As the school year wraps up, educational agencies are grappling with a critical question: How do we build programs for sustainability in an ever-evolving landscape?
In a time of shifting political winds, uncertain funding, and evolving school needs, sustainability can’t be a checkbox, it must be a mindset. As the HUB’s Director put it, “Sustainability is beyond funding, it is a mindset.” It’s a way of thinking that embraces adaptation and flexibility, centers local needs, and plans not just for implementation, but for long-term impact. This mindset makes launching a registered apprenticeship program for educators just the beginning.
Sustainability is typically looked at through the financial lens. Education agencies can’t afford to depend on a single grant, legislative window, or policy trend. Long-term sustainability requires a braided and blended funding approach, combining local district investment, federal and state apprenticeship support (when available), workforce development funds, financial aid, individual investment and philanthropic partnerships. The key to financial sustainability is the ability to be resourceful and adapt to the funding streams available at any given time.
Embracing a sustainability mindset shifts the thinking from compliance- focused budgeting to resilience-focused planning. For schools, this means embedding apprenticeships into broader talent development and retention strategies that are part of the year to year operational funding. Think of it as throwing a pebble into the stream where it will become one of many that make up the stream bed. For policymakers, it means designing frameworks that support ongoing evolution, without requiring new legislation every time conditions change.
So what does sustainability as a mindset look like in action?
Sustainability as a mindset, means more than just dollars as it is also designing programs that can adapt. Sustainable apprenticeship models are adaptive, to iterate, adjust, improve, reflect and respond to real-time learning. This includes redesigning mentoring models, working with higher-education partners to adjust coursework delivery based on apprentice needs, or shifting recruitment strategies based on local workforce data.

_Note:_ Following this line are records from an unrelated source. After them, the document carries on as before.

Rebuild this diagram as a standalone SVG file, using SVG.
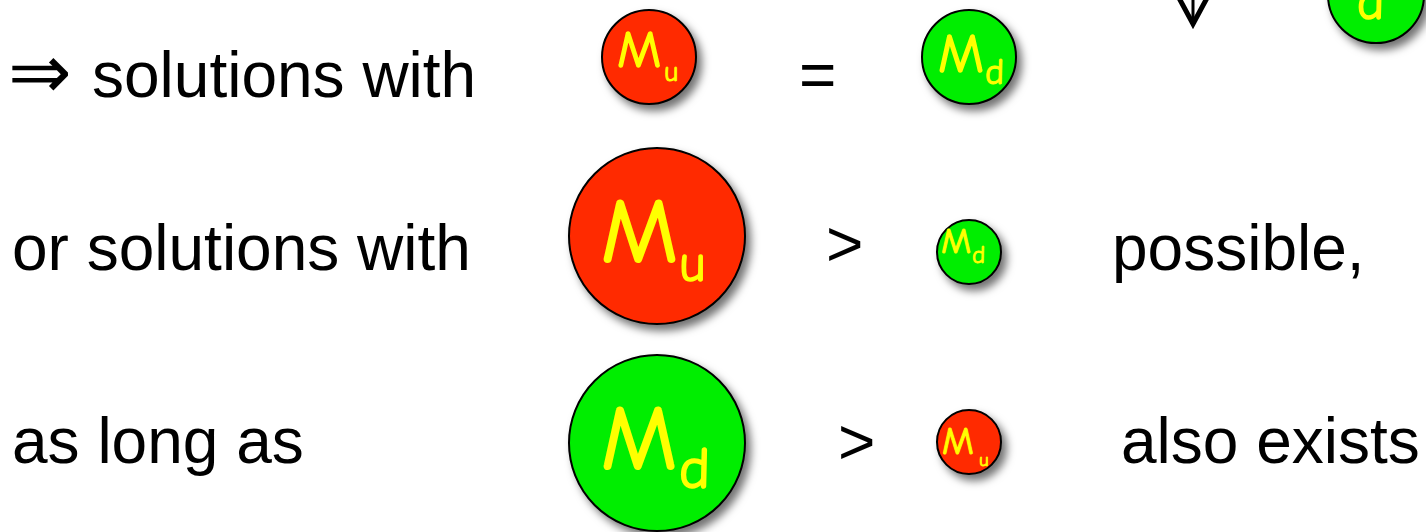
<svg xmlns="http://www.w3.org/2000/svg" width="1426" height="532" viewBox="0 0 1426 532">
<style>
.t{font-family:"Liberation Sans",Arial,sans-serif;font-size:64px;fill:#000}
.sym{font-family:"DejaVu Sans",sans-serif;fill:#000}
.lbl{font-family:"Comic Sans MS","Comic Neue","DejaVu Sans",sans-serif;fill:#ffff00;stroke:#ffff00;stroke-linejoin:round}
.red{fill:#ff2a00;stroke:#000;stroke-width:2;filter:url(#sh)}
.grn{fill:#00ee00;stroke:#000;stroke-width:2;filter:url(#sh)}
</style>
<defs>
<filter id="sh" x="-30%" y="-30%" width="170%" height="170%">
<feDropShadow dx="5" dy="6" stdDeviation="4" flood-color="#000" flood-opacity="0.55"/>
</filter>
</defs>
<rect width="1426" height="532" fill="#fff"/>
<g id="connectors">
<path d="M1179,-2 L1193,24 L1207,-2" fill="none" stroke="#000" stroke-width="5" stroke-linejoin="miter"/>
<line x1="1193" y1="-2" x2="1193" y2="20" stroke="#000" stroke-width="3"/>
</g>
<g id="text-rows">
<text class="sym" x="8" y="98" font-size="76">⇒</text>
<text class="t" x="92" y="97">solutions with</text>
<text class="t" x="12" y="270">or solutions with</text>
<text class="t" x="12" y="463">as long as</text>
<text class="t" x="799" y="97">=</text>
<text class="t" x="826" y="266">&gt;</text>
<text class="t" x="838" y="464">&gt;</text>
<text class="t" x="1112" y="270">possible,</text>
<text class="t" x="1121" y="463">also exists</text>
</g>
<g id="node-top-right">
<circle class="grn" cx="1376" cy="-5" r="48"/>
<text class="lbl" x="1357" y="19" font-size="52" stroke-width="1.4">d</text>
</g>
<g id="node-mu-1">
<circle class="red" cx="649" cy="57" r="47"/>
<text class="lbl" x="617" y="67" font-size="53" stroke-width="1.4">M</text>
<text class="lbl" x="664" y="81" font-size="28" stroke-width="0.9">u</text>
</g>
<g id="node-md-1">
<circle class="grn" cx="969" cy="57" r="47"/>
<text class="lbl" x="938" y="72" font-size="55" stroke-width="1.4">M</text>
<text class="lbl" x="985" y="84" font-size="36" stroke-width="1">d</text>
</g>
<g id="node-mu-2">
<circle class="red" cx="657" cy="236" r="88"/>
<text class="lbl" x="601" y="262" font-size="92" stroke-width="2.2">M</text>
<text class="lbl" x="679" y="281" font-size="52" stroke-width="1.5">u</text>
</g>
<g id="node-md-2">
<circle class="grn" cx="969" cy="252" r="32"/>
<text class="lbl" x="941" y="253" font-size="36" stroke-width="1">M</text>
<text class="lbl" x="972" y="263" font-size="25" stroke-width="0.8">d</text>
</g>
<g id="node-md-3">
<circle class="grn" cx="657" cy="443" r="88"/>
<text class="lbl" x="601" y="469" font-size="91" stroke-width="2.2">M</text>
<text class="lbl" x="679" y="488" font-size="59" stroke-width="1.6">d</text>
</g>
<g id="node-mu-3">
<circle class="red" cx="969" cy="442" r="32"/>
<text class="lbl" x="942" y="454" font-size="38" stroke-width="1">M</text>
<text class="lbl" x="979" y="466" font-size="19" stroke-width="0.8">u</text>
</g>
</svg>
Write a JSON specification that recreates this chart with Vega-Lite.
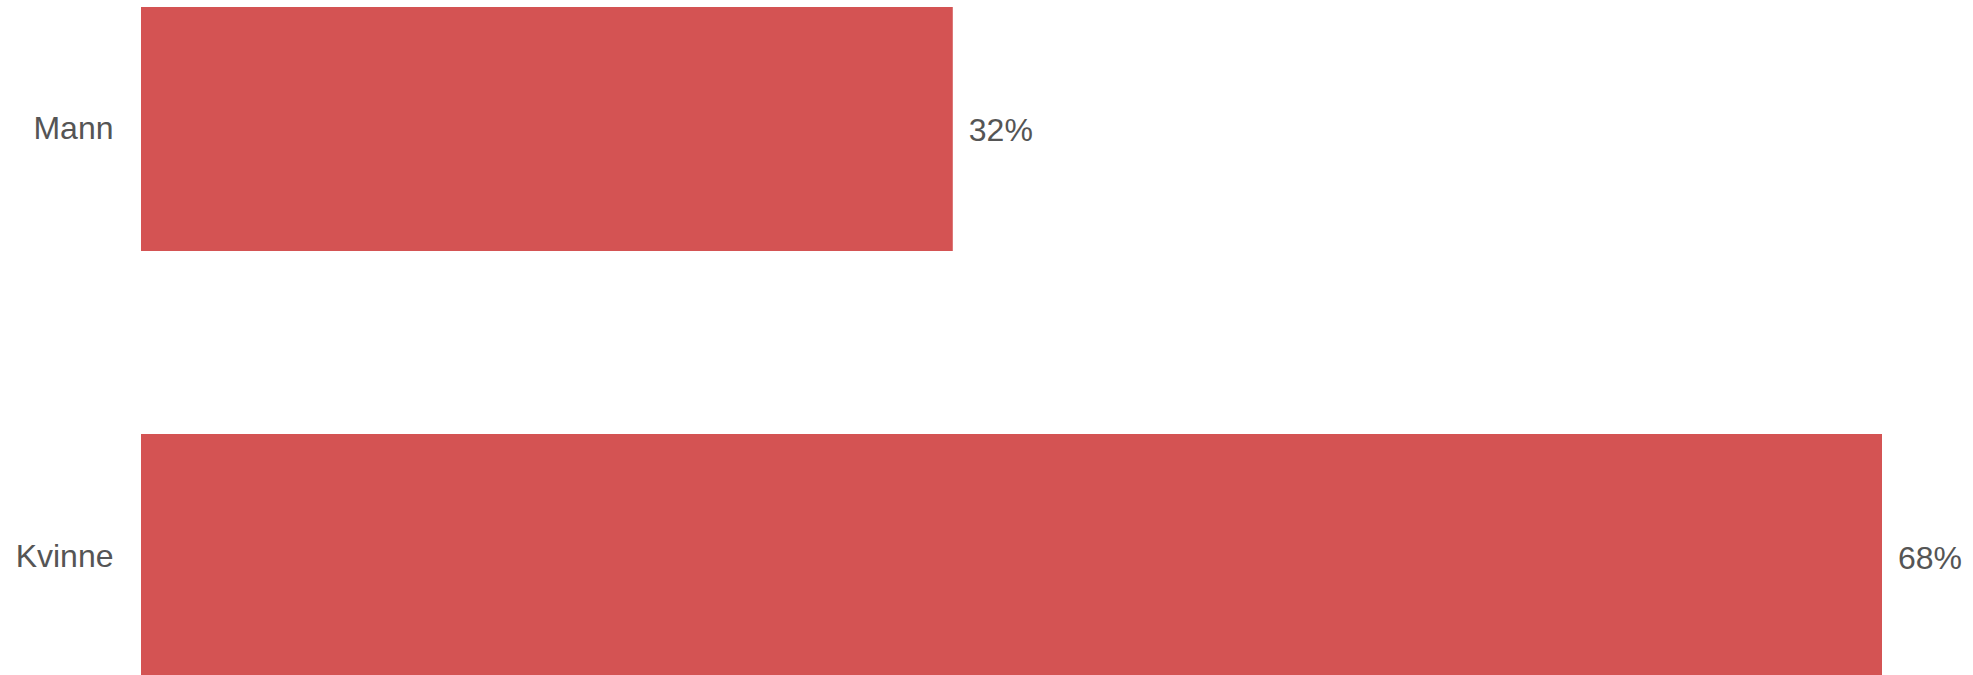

For policymakers, this mindset requires trust in the field, shaping accountability structures that support improvement and allow for adjustment not just compliance. For program leaders, it means building time and space for teams to assess, revise, and improve systems in real time.
In today’s climate, where education can become a flashpoint, systems that rely on rigid structures or single-point funding are most vulnerable. The programs most likely to endure are those built on a sustainability mindset of adaptability, local ownership, and continuous learning.
Educator apprenticeships are not a quick fix. They are a long-term investment in the future of the profession. And the only way they last is if they are built with intention, rather than urgency. Educators are essential. The educator workforce of the future depends on today’s responses. Resilience, flexibility, and continuous improvement will lead to the sustainability mindset and creating the systems we need, that are built to last.